A growing number of people are taking their pets in their car, whether simply to visit friends or while on vacation. However, letting your dogs roam free in the car during your trip runs the risk of serious injuries to you and the dog.
Just imagine what would happen to your poor pup when your car rolls over. Or what would happen to your neck if a 30-pound dog slammed into the back of your head at 60 miles per hour.
That's why dog car safety devices are becoming a hot item in pet stores. Many people will simply crate their dog and buckle or tie the crate down. This may seem safe, until an accident, when your pet may be injured hitting the sides of the crate. Perhaps that's why dog harnesses are becoming the go-to safety measure for many pet owners.
Checking Harness For Pet Safety
However, before strapping down your dog, it's important to check your harness for a variety of safety features before using it. First of all, check it for a tether that limits the dog's movements to less than six inches.
If this seems harsh or restricting, it's important to remember that any more slack is likely to snap the tether during a crash and put you and your dog at risk for serious injury.
Inspect For Safety Ratings
You also need to look for safety ratings on the side of each box. While a self-rating is better than nothing, try to look for a rating from an accredited safety tester. If you can find no accreditation, it's best to avoid the product. Generally, if a harness doesn't have a rating, that means two things.

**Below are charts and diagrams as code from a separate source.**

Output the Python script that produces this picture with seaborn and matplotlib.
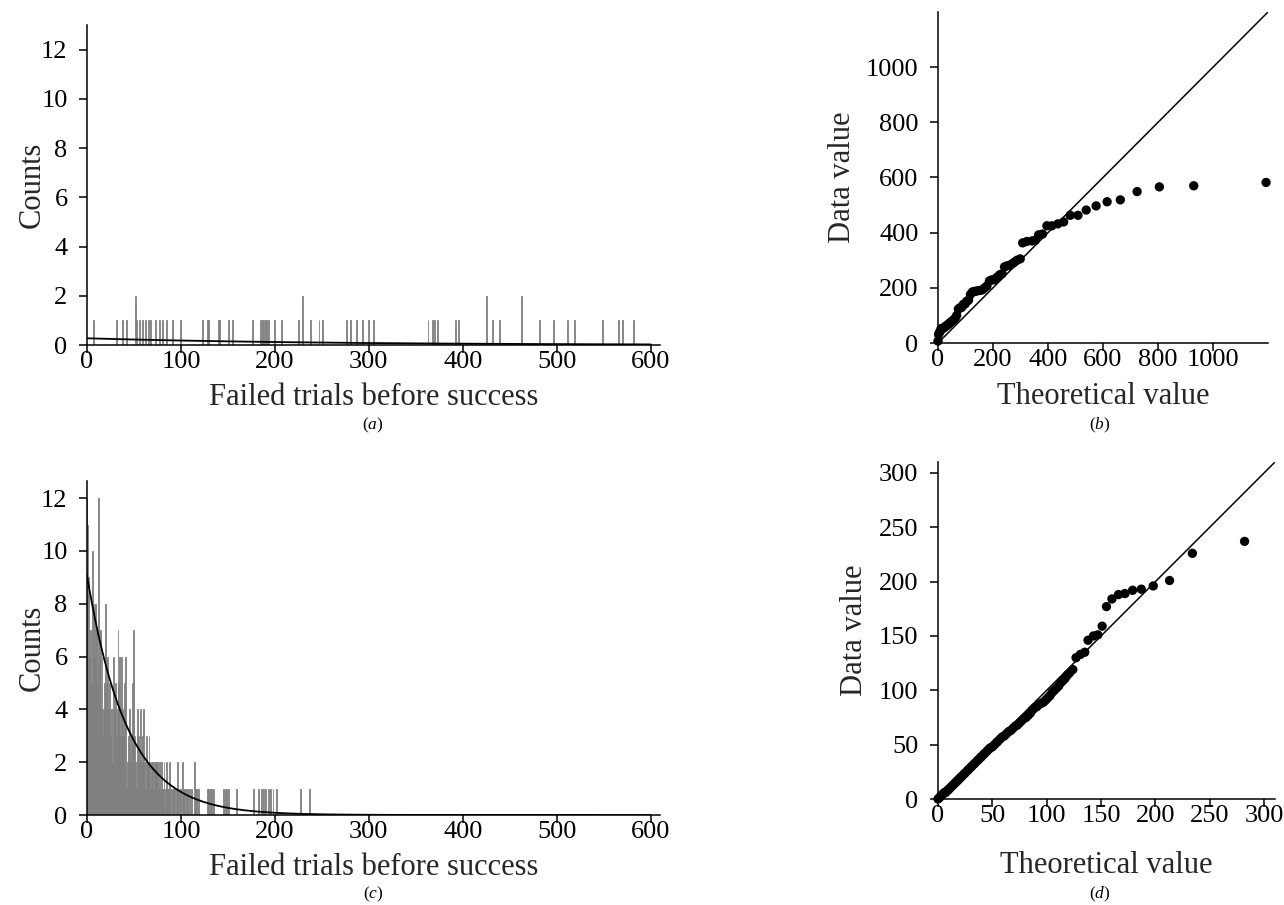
import numpy as np
import pandas as pd
import matplotlib
matplotlib.use("Agg")
import matplotlib.pyplot as plt
import seaborn as sns

# ---------------- data ----------------
# (a) failed trials before success (one entry per observation)
a_values = [7, 31, 38, 42, 52, 52, 53, 56, 59, 62, 65, 68, 73, 77, 80, 85, 91, 100,
            123, 128, 129, 140, 141, 151, 155, 176, 185, 187, 188, 190, 191, 193, 200,
            207, 225, 229, 229, 238, 247, 251, 276, 280, 281, 287, 293, 300, 305, 363,
            368, 370, 373, 392, 395, 425, 425, 432, 439, 463, 463, 482, 497, 512, 519,
            549, 566, 570, 582]

# (b) Q-Q: theoretical quantile for each sorted value of (a)
b_theory = [0, 2, 5, 8, 11, 15, 18, 22, 26, 30, 34, 38, 43, 48, 53, 58, 63, 68,
            74, 80, 86, 92, 98, 104, 111, 118, 125, 132, 139, 146, 154, 162, 170,
            178, 187, 196, 205, 214, 224, 233, 242, 251, 260, 269, 278, 287, 299, 308,
            323, 342, 354, 366, 380, 396, 414, 436, 457, 481, 509, 539, 575, 615, 663,
            724, 805, 930, 1193]

# (c) counts per number of failed trials, 0..119, plus sparse tail (count 1 each)
c_counts = [12, 11, 9, 6, 7, 5, 10, 8, 6, 8,
            7, 5, 12, 6, 7, 4, 6, 3, 4, 5,
            8, 5, 6, 4, 5, 3, 4, 2, 6, 4,
            5, 3, 4, 7, 5, 6, 3, 6, 4, 3,
            5, 6, 1, 2, 3, 4, 2, 3, 5, 2,
            7, 3, 2, 1, 4, 3, 2, 4, 2, 3,
            4, 2, 1, 3, 2, 2, 3, 2, 1, 2,
            2, 1, 2, 2, 2, 2, 1, 2, 1, 2,
            1, 1, 2, 0, 1, 2, 1, 1, 2, 1,
            0, 1, 1, 1, 0, 1, 2, 1, 0, 1,
            1, 0, 2, 1, 1, 0, 1, 1, 0, 1,
            0, 1, 0, 0, 2, 0, 1, 1, 0, 1]
c_tail = [128, 129, 131, 133, 135, 145, 147, 149, 151, 159, 177, 183, 186, 188,
          190, 193, 195, 198, 202, 227, 237]

# (d) Q-Q points (theoretical, data)
d_theory = [0, 1, 2, 3, 4, 5, 6, 7, 8, 9, 10, 11, 12, 13, 14, 15, 16, 17, 18, 19, 20, 21, 22,
            24, 25, 27, 28, 30, 31, 33, 34, 36, 37, 39, 40, 42, 43, 45, 47, 48, 50,
            52, 54, 55, 57, 59, 61, 63, 65, 67, 69, 71, 73, 75, 77, 79, 81, 83, 85, 87,
            89, 91, 93, 95, 97, 99, 101, 103, 105, 107, 109, 111, 113, 115, 117, 119, 121, 124,
            127, 131, 135, 138, 143, 147, 151, 155, 160, 166, 172, 179, 187, 198, 213, 234, 282]
d_data = [0, 1, 2, 3, 4, 5, 6, 6, 7, 8, 9, 10, 11, 12, 13, 14, 15, 16, 17, 18, 19, 20, 21,
          23, 24, 26, 27, 29, 30, 32, 33, 35, 36, 38, 39, 41, 42, 44, 46, 47, 48,
          50, 52, 53, 55, 57, 58, 60, 62, 63, 65, 67, 68, 70, 72, 74, 75, 77, 79, 82,
          84, 85, 87, 88, 89, 91, 93, 95, 98, 100, 102, 104, 107, 109, 111, 114, 116, 119,
          130, 133, 135, 146, 150, 151, 159, 177, 184, 188, 189, 192, 193, 196, 201, 226, 237]

x_ticks_hist = [0, 100, 200, 300, 400, 500, 600]
y_ticks_hist = [0, 2, 4, 6, 8, 10, 12]
b_ticks = [0, 200, 400, 600, 800, 1000]
d_ticks = [0, 50, 100, 150, 200, 250, 300]

# ---------------- style ----------------
sns.set_theme(style="ticks")
plt.rcParams["font.family"] = ["Liberation Serif", "DejaVu Serif"]
plt.rcParams["mathtext.fontset"] = "custom"
plt.rcParams["mathtext.rm"] = "Liberation Serif"
plt.rcParams["mathtext.it"] = "Liberation Serif:italic"

W, H = 1284, 905
fig = plt.figure(figsize=(W / 100, H / 100), dpi=100)
fig.patch.set_facecolor("white")


def ax_at(l, t, r, b):
    return fig.add_axes([l / W, 1 - b / H, (r - l) / W, (b - t) / H])


# pixel boxes (left, top, right, bottom)
box_a = (87, 25, 660, 345)
box_b = (938, 12, 1268, 343)
box_c = (87, 481, 660, 815)
box_d = (938, 462, 1275, 799)
ax_a = ax_at(*box_a)
ax_b = ax_at(*box_b)
ax_c = ax_at(*box_c)
ax_d = ax_at(*box_d)

LAB = 22
TICK = 19
GRAY = "#808080"


def style(ax):
    sns.despine(ax=ax)
    for s in ("left", "bottom"):
        ax.spines[s].set_color("black")
        ax.spines[s].set_linewidth(1.1)
    ax.tick_params(direction="out", length=6, width=1.1, colors="black",
                   labelsize=TICK)
    ax.tick_params(axis="x", pad=-2)
    ax.tick_params(axis="y", pad=8)
    ax.set_facecolor("white")


def place_labels(ax, box, xlab, ylab, xlab_y, ylab_x):
    l, t, r, b = box
    ax.set_xlabel(xlab, fontsize=LAB)
    ax.set_ylabel(ylab, fontsize=LAB)
    ax.xaxis.set_label_coords(0.5, -(xlab_y - b) / (b - t))
    ax.yaxis.set_label_coords((ylab_x - l) / (r - l), 0.5)
    ax.xaxis.label.set_va("center")
    ax.yaxis.label.set_va("center")
    ax.yaxis.label.set_ha("center")


def geom_curve(values, xmax):
    v = np.asarray(values, dtype=float)
    n = len(v)
    p = 1.0 / (1.0 + v.mean())
    xs = np.arange(0, xmax + 1)
    return xs, n * p * (1 - p) ** xs


# (a) histogram
sns.histplot(x=a_values, discrete=True, ax=ax_a, color=GRAY, alpha=1,
             edgecolor=GRAY, linewidth=0.6)
xs, ys = geom_curve(a_values, 600)
ax_a.plot(xs, ys, color="black", lw=1.3)
ax_a.set_xlim(0, 610)
ax_a.set_ylim(0, 13)
ax_a.set_xticks(x_ticks_hist)
ax_a.set_yticks(y_ticks_hist)
style(ax_a)
place_labels(ax_a, box_a, "Failed trials before success", "Counts", 397, 32)

# (c) histogram
c_values = list(np.repeat(np.arange(len(c_counts)), c_counts)) + c_tail
sns.histplot(x=c_values, discrete=True, ax=ax_c, color=GRAY, alpha=1,
             edgecolor=GRAY, linewidth=0.6)
xs, ys = geom_curve(c_values, 600)
ax_c.plot(xs, ys, color="black", lw=1.3)
ax_c.set_xlim(0, 610)
ax_c.set_ylim(0, 12.65)
ax_c.set_xticks(x_ticks_hist)
ax_c.set_yticks(y_ticks_hist)
style(ax_c)
place_labels(ax_c, box_c, "Failed trials before success", "Counts", 867, 32)

# (b) Q-Q plot
b_data = sorted(a_values)
ax_b.plot([0, 1200], [0, 1200], color="black", lw=1.1)
sns.scatterplot(x=b_theory, y=b_data, ax=ax_b, color="black", s=45,
                edgecolor="none", clip_on=False, zorder=3)
ax_b.set_xlim(0, 1200)
ax_b.set_ylim(0, 1200)
ax_b.set_xticks(b_ticks)
ax_b.set_yticks(b_ticks)
style(ax_b)
place_labels(ax_b, box_b, "Theoretical value", "Data value", 397, 843)

# (d) Q-Q plot
ax_d.plot([0, 310], [0, 310], color="black", lw=1.1)
sns.scatterplot(x=d_theory, y=d_data, ax=ax_d, color="black", s=45,
                edgecolor="none", clip_on=False, zorder=3)
ax_d.set_xlim(0, 310)
ax_d.set_ylim(0, 310)
ax_d.set_xticks(d_ticks)
ax_d.set_yticks(d_ticks)
style(ax_d)
place_labels(ax_d, box_d, "Theoretical value", "Data value", 865, 855)

# panel letters
for txt, x, y in [("a", 373, 425), ("b", 1100, 425), ("c", 373, 894), ("d", 1100, 894)]:
    fig.text(x / W, 1 - y / H, r"($\mathit{" + txt + r"}$)", ha="center",
             va="center", fontsize=12.5, color="black")

fig.savefig("out.png", dpi=100, facecolor="white")
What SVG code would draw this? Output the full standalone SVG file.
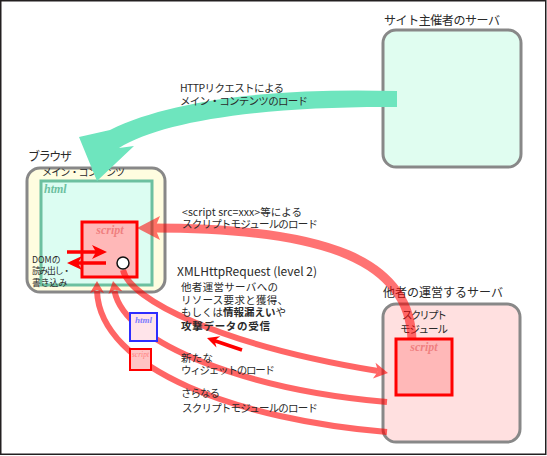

One, it failed safety tests and its producer doesn't want to make that fact known. Conversely, the company may not have bothered to perform any kind of safety test. Do you want your dog to be the first test subject for harness safety? Obviously not. Especially if the harness doesn't work like it was promised and breaks during an accident.
Trying It Out On Your Dog
Once you've found a harness that meets those standards, you need to install it in your car and put it on your dog. Once inside, adjust it until your dog fits snugly. They should have no more than six inches of moving room and should look relaxed while in the harness.
Once they are set up, ask yourself, does the dog harness:
- Fit comfortably over their chest?
- Adjust easily for comfort and safety?
- Unlatch easily?
- Withstand the strain of being pulled between your hands?
- Have any online reviews praising its success?
- Avoid biting into your dog's skin?
If your dog harness passes each of these points, it is likely worth using. However, if it doesn't pass your simple tests, take it back to where you bought it, even if you don't get your money back. No amount of money is worth risking the safety of your dog.
Simple Maintenance Techniques
Beyond the myriad of safety tests you need to perform on your dog's safety harness is a series of simple maintenance techniques. Typical maintenance performances include checking its straps for frays and breaks.
If you spot any frays or breaks, no matter how small, you should immediately replace the harness with a new one. Don't just replace the straps: get a new one.
Though this may seem expensive, it is one of the best ways to ensure that your dog stays safe. Sure, a one-thread fray may not snap anytime soon, but it could grow into a serious and safety-threatening fray that could snap at the worst possible time.
Once you've found a harness that passes these tests, try it out with a simple ride around the block. If you pup looks comfortable and relaxed, it may be ready for a longer trip. And it'll definitely be safer than it was before.